Queries exceeding this limit fail before scanning, catching misconfigured incremental models that accidentally run full refreshes.

Governance as Cost Control

For organizations with ad-hoc analytics users, governance controls may deliver more savings than technical optimizations. Google’s own example: 10 users running SELECT * ten times monthly on a 10 TB table generates over $5,000 in monthly compute on top of $200 in storage.

Project-level quotas: New BigQuery projects default to a 200 TiB daily quota as of September 2025. Set per-user and per-project limits to prevent individual analysts from monopolizing budget.

Authorized views: Instead of granting direct table access (which allows SELECT *), create views exposing only necessary columns. Users get the data they need without the ability to scan entire wide tables.

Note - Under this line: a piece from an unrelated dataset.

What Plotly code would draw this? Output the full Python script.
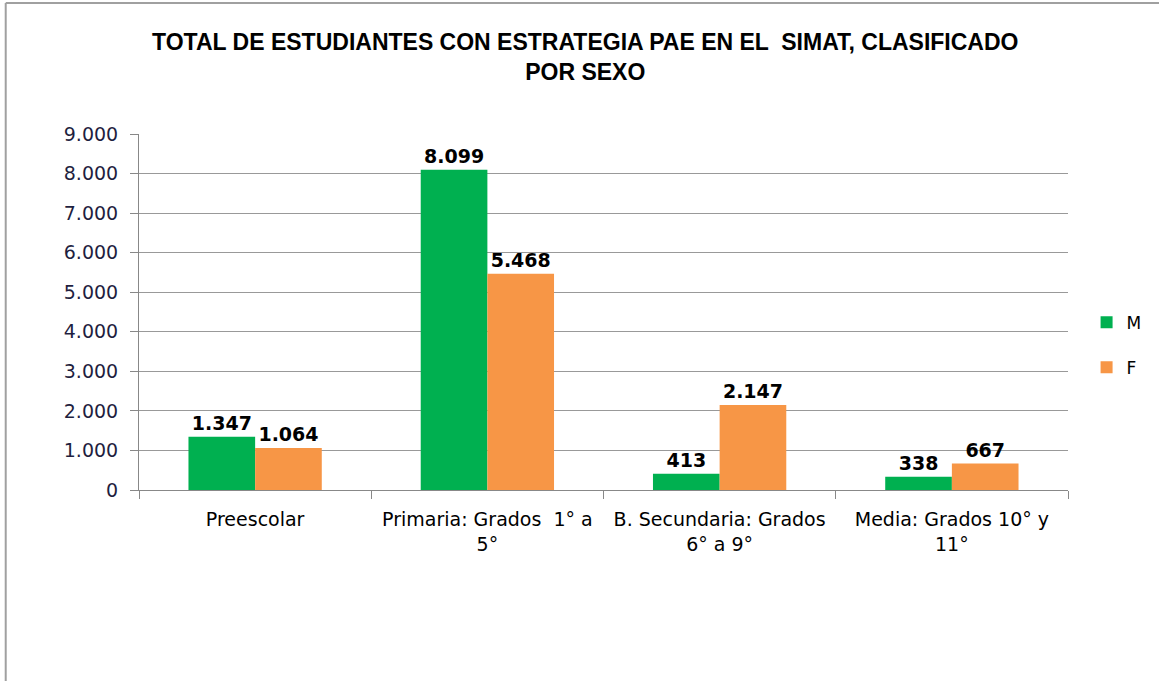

Separate service accounts per integration (dbt, Looker, Fivetran) enable cost attribution by system. Query INFORMATION_SCHEMA.JOBS_BY_PROJECT by user_email to find who drives spend. Often 3-5 queries or service accounts account for 70%+ of compute.

The Optimization Hierarchy

  1. Query patterns (minutes to implement, 80%+ impact): Stop using SELECT *, always filter on partition columns, cluster tables over 64 MB
  2. Incremental models (hours, 70% savings potential): Switch large tables from full refresh to incremental, use insert_overwrite with copy_partitions: true on BigQuery
  3. Governance (prevents surprise bills): Set max_bytes_billed, implement daily quotas, create authorized views
  4. Pricing model (20-40% savings): Evaluate Editions if processing 400+ TiB monthly or running burst-heavy workloads
  5. Storage (10-30% savings): Evaluate physical vs. logical billing, set expiration policies on temporary tables, let long-term discounts work automatically

Start by querying INFORMATION_SCHEMA.JOBS_BY_PROJECT to find your top 5 most expensive queries. For each one, check: does it use SELECT *? Does it filter on the partition column? Is the table clustered on the columns in WHERE clauses? Fixing those three issues on your top queries likely captures most available savings.